One of Go’s strengths is its extensibility. Almost anything that can be run from a command line can be integrated into a Go pipeline and value stream.
This article shows you how to use NuGet with Go to:
- Build and publish NuGet packages to public and internal repositories. You can choose to publish manually or automatically as part of a full-up continuous delivery value stream. Mingle.NET is an example of a NuGet package that is built, tested and published this way.
- Acquire NuGet packages on the fly at build time from public and private repositories. You can choose whether to get the most recent versions of such packages or not.
You publish NuGet packages from Go using the NuGet command line utility. This is true for both public and private repositories. To use the NuGet command line you need to have its software on each machine running Go agent(s). Here you have choices:
- Put nuget.exe in a folder.
- Check nuget.exe into source control. You probably do this if you have “Allow NuGet to download missing packages during build” enabled.
Note: “Allow NuGet to download missing packages during build” fetches package versions as listed in packages.config in your project. It does not download the latest available versions of packages. We’ll deal with this issue under Acquiring Packages below.

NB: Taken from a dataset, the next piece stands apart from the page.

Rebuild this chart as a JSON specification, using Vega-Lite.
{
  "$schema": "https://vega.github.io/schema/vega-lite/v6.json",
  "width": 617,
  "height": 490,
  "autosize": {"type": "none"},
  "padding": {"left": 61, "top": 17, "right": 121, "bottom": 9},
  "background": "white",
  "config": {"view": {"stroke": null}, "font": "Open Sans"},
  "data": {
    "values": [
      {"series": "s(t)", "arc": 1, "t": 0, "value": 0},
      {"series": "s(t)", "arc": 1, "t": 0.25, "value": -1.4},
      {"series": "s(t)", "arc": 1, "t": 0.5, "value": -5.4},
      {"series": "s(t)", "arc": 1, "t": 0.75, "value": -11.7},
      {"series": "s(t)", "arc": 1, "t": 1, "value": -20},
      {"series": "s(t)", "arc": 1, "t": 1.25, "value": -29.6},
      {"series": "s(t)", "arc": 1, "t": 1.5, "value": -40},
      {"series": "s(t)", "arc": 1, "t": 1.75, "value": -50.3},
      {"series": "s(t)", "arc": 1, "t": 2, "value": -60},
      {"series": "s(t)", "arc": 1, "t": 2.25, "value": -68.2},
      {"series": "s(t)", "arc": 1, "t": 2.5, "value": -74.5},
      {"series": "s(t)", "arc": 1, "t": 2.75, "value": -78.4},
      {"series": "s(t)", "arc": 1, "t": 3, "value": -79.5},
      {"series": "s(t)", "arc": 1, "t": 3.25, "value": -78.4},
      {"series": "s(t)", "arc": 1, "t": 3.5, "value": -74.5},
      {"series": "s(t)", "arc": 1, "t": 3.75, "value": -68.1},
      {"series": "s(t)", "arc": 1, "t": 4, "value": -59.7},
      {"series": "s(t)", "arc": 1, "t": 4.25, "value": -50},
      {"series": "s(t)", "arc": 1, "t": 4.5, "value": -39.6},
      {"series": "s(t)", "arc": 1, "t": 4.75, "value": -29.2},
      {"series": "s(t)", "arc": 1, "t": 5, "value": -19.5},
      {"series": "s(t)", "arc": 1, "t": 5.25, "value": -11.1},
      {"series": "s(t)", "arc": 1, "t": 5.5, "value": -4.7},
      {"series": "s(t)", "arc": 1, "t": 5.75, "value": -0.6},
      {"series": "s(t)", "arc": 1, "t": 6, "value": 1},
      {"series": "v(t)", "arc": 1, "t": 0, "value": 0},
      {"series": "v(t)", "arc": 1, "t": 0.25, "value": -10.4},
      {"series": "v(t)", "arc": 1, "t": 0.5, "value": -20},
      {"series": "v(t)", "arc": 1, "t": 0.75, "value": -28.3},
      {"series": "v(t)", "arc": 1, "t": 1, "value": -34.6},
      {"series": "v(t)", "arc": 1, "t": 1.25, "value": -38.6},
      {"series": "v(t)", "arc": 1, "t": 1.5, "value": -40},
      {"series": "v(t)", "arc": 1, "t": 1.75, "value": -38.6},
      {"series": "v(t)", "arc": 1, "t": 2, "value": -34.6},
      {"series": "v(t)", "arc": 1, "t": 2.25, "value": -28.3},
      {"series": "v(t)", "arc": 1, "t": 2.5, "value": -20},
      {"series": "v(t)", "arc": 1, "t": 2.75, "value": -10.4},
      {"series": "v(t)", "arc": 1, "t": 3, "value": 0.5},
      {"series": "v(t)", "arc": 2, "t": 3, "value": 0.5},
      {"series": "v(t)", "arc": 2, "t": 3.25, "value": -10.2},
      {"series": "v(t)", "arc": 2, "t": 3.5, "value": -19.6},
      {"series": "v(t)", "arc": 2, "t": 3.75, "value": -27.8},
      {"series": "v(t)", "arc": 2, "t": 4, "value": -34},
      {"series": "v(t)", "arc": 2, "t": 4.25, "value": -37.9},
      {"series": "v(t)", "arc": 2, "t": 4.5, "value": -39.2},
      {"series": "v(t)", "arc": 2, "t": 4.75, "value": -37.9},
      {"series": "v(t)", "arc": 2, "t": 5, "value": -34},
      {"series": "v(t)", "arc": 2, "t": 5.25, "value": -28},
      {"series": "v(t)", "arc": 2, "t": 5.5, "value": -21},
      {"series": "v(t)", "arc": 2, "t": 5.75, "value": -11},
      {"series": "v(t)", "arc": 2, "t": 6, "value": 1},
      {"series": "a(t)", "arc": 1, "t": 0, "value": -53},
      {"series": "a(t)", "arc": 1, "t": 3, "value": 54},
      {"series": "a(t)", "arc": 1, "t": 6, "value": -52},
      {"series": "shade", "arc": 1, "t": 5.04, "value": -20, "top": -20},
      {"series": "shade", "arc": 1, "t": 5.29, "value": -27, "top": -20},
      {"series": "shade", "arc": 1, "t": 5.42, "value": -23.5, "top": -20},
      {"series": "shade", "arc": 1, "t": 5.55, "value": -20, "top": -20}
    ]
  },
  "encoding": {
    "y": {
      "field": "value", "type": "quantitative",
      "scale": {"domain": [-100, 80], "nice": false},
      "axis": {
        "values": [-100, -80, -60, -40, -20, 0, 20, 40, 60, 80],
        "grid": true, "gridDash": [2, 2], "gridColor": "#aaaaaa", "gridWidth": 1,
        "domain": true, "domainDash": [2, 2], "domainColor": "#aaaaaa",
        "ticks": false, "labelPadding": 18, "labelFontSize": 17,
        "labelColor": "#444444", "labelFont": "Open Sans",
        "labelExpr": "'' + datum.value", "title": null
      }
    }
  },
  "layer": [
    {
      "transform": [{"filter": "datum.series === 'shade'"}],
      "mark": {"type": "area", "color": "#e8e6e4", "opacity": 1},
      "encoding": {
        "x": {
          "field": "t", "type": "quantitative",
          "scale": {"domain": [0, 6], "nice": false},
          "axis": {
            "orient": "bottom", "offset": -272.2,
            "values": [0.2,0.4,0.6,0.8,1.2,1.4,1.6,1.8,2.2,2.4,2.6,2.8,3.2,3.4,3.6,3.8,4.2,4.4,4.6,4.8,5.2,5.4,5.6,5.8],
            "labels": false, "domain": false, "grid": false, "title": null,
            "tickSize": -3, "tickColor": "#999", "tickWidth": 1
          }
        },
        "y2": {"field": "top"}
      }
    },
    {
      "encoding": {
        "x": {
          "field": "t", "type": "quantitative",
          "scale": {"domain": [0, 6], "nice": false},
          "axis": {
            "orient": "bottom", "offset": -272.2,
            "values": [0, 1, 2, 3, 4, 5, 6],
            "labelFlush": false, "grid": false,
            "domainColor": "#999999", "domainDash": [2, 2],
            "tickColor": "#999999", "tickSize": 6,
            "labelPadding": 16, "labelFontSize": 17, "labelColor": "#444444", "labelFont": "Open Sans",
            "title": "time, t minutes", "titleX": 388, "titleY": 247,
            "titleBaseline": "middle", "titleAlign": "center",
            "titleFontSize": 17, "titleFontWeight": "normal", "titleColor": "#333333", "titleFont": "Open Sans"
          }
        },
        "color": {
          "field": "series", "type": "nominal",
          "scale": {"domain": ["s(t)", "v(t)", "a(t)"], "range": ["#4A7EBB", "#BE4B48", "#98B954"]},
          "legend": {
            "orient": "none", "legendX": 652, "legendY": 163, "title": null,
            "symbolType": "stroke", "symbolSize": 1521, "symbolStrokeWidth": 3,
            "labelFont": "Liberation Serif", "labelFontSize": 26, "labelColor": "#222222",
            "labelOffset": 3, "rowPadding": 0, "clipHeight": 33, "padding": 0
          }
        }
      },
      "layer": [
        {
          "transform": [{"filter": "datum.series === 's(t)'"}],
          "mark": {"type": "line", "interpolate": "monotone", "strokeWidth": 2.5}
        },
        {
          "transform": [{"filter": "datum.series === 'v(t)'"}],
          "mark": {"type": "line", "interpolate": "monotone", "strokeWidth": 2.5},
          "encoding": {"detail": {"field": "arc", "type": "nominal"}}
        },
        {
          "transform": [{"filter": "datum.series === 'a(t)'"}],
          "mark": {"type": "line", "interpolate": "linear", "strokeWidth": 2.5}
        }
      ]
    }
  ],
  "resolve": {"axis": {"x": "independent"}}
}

Assuming you have defined your package(s) with appropriate .nuspec files, you can publish from Go using a command line like this:
nuget push MingleNET.1.5.%GO_PIPELINE_COUNTER%.nupkg %NUGETAPIKEY%
%GO_PIPELINE_COUNTER% is the Go environment variable with a monotonically increasing value each time the pipeline runs. I use this to set a newer version number each time the package is published. %NUGETAPIKEY% is a secure environment variable defined in the pipeline specification that holds the secret API key.

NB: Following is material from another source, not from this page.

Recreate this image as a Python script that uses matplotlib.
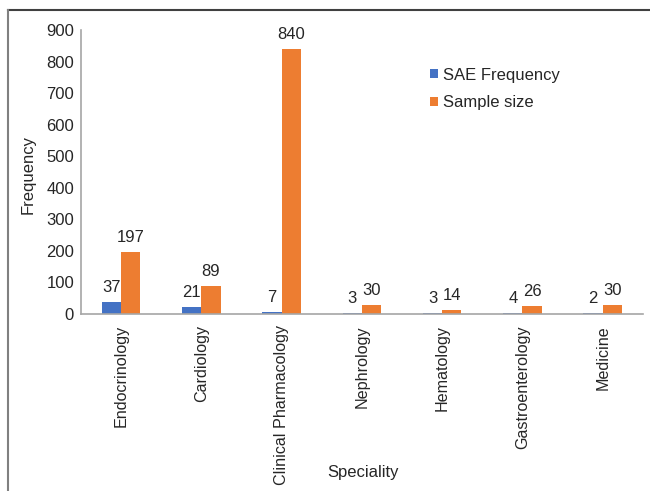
import matplotlib.pyplot as plt
from matplotlib.lines import Line2D
import numpy as np

plt.rcParams['font.family'] = ['Liberation Sans', 'DejaVu Sans']

specialities = ['Endocrinology', 'Cardiology', 'Clinical Pharmacology', 'Nephrology',
                'Hematology', 'Gastroenterology', 'Medicine']
sae_frequency = [37, 21, 7, 3, 3, 4, 2]
sample_size = [197, 89, 840, 30, 14, 26, 30]

blue = '#4472C4'
orange = '#ED7D31'
text_color = '#262626'
fs = 12

fig = plt.figure(figsize=(6.5, 4.91), dpi=100)
ax = fig.add_axes([0.1246, 0.3605, 0.8644, 0.5785])

x = np.arange(len(specialities))
w = 0.24
b1 = ax.bar(x - w / 2, sae_frequency, w, color=blue, label='SAE Frequency')
b2 = ax.bar(x + w / 2, sample_size, w, color=orange, label='Sample size')

for bars, vals in ((b1, sae_frequency), (b2, sample_size)):
    for bar, v in zip(bars, vals):
        ax.annotate(str(v), (bar.get_x() + bar.get_width() / 2, v),
                    xytext=(0, 5), textcoords='offset points',
                    ha='center', va='bottom', fontsize=fs, color=text_color)

ax.set_xlim(-0.5, len(specialities) - 0.5)
ax.set_ylim(0, 900)
ax.set_yticks(range(0, 901, 100))
ax.set_xticks(x)
ax.set_xticklabels(specialities, rotation=90, fontsize=11.6, color=text_color)
ax.tick_params(axis='y', labelsize=fs, labelcolor=text_color, length=0, pad=5)
ax.tick_params(axis='x', length=0, pad=8)

for side in ('top', 'right'):
    ax.spines[side].set_visible(False)
for side in ('left', 'bottom'):
    ax.spines[side].set_color('#A6A6A6')
    ax.spines[side].set_linewidth(1.2)

fig.text(363 / 650, 1 - 473 / 491, 'Speciality', ha='center', va='center',
         fontsize=fs, color=text_color)
fig.text(28 / 650, 1 - 174 / 491, 'Frequency', ha='center', va='center',
         rotation=90, fontsize=fs, color=text_color)

ax.legend(loc='center left', bbox_to_anchor=(0.607, 0.792), frameon=False, fontsize=fs,
          handlelength=0.45, handleheight=0.45, handletextpad=0.3, labelspacing=0.75,
          borderpad=0, labelcolor=text_color)

# outer border (top and left edges visible)
fig.add_artist(Line2D([8 / 650, 1], [1 - 10 / 491] * 2, color='#404040', lw=1.5,
                      transform=fig.transFigure))
fig.add_artist(Line2D([8 / 650] * 2, [0, 1 - 10 / 491], color='#808080', lw=1.5,
                      transform=fig.transFigure))

fig.savefig('out.png', dpi=100)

Done. We’re now publishing a NuGet package to either a private internal repository or a public repository.
Packages are easily acquired from NuGet using the command line utility’s install command. It is easy yet leads to a less robust solution. NuGet places the acquired package(s) into a directory containing the package version as part of its name. So, if you “install” the MingleNET package using NuGet you’ll see it land in a directory named MingleNET.1.5.21 or something similar. We can see how this leads to difficulty with assembly references in other projects since the reference needs to be aware of the version number of the dependency. Sometime this is fine. But, if you want to build with the “latest” package binaries then it is better to have the references pointing to a well known location. In our example here we’d prefer the MingleNET package be reliably placed in a folder called MingleNET regardless of its version.

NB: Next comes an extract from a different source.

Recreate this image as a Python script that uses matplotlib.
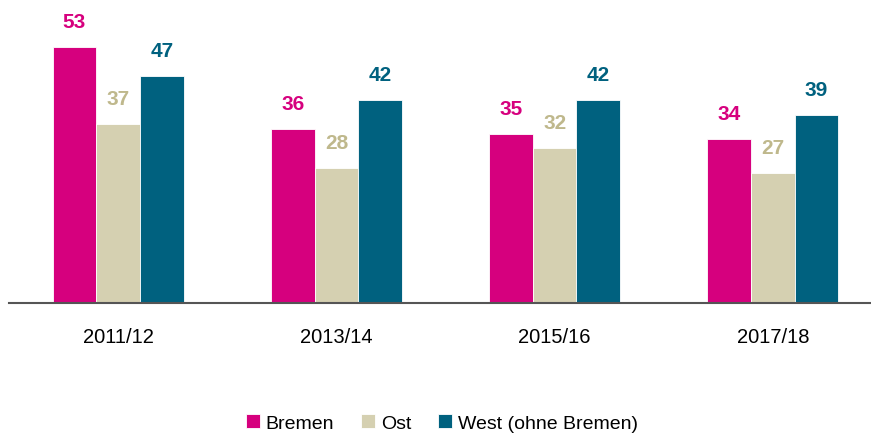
import numpy as np
import matplotlib.pyplot as plt

# Chart data
years = ['2011/12', '2013/14', '2015/16', '2017/18']
bremen = [53, 36, 35, 34]
ost = [37, 28, 32, 27]
west = [47, 42, 42, 39]

series = [
    ('Bremen', bremen, '#D6007E', '#D6007E'),
    ('Ost', ost, '#D5D0B1', '#BFB88C'),
    ('West (ohne Bremen)', west, '#00617F', '#00617F'),
]

plt.rcParams['font.family'] = ['Liberation Sans', 'DejaVu Sans']

fig = plt.figure(figsize=(8.71, 4.35), dpi=100)
ax = fig.add_axes([9 / 871, 131 / 435, 873 / 871, 290 / 435])

x = np.arange(len(years))
w = 0.2
for i, (name, vals, col, lcol) in enumerate(series):
    pos = x + (i - 1) * w
    bars = ax.bar(pos, vals, width=w, color=col, edgecolor='white',
                  linewidth=0.6, label=name)
    for b, v in zip(bars, vals):
        ax.annotate(str(v), (b.get_x() + b.get_width() / 2, v),
                    xytext=(0, 11.5), textcoords='offset points',
                    ha='center', va='bottom', fontsize=15,
                    fontweight='bold', color=lcol)

ax.set_xlim(-0.5, 3.5)
ax.set_ylim(0, 60)
ax.set_xticks(x)
ax.set_xticklabels(years, fontsize=14.5)
ax.tick_params(axis='x', length=0, pad=17)
ax.set_yticks([])
for s in ['top', 'right', 'left']:
    ax.spines[s].set_visible(False)
ax.spines['bottom'].set_color('#555555')
ax.spines['bottom'].set_linewidth(1.5)

fig.legend(loc='center', bbox_to_anchor=(442 / 871, 1 - 424 / 435),
           ncol=3, frameon=False, fontsize=14, handlelength=0.7,
           handleheight=0.7, handletextpad=0.3, columnspacing=1.4)

fig.savefig('out.png', dpi=100)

Enter a tool name Sidewinder. Sidewinder pulls down a NuGet package and deploys it into any folder. So, what we’ll do is script Go to run Sidewinder, get our dependencies and place them in locations known to the dependency references in the project.
sidewinder /p MingleNET /i .\MingleNET
Sidewinder deposits MingleNET into a folder called MingleNET. Under that folder the well-known path down to the assemblies to reference is a folder called _update. The package is there and updated by Sidewinder each time the pipeline runs.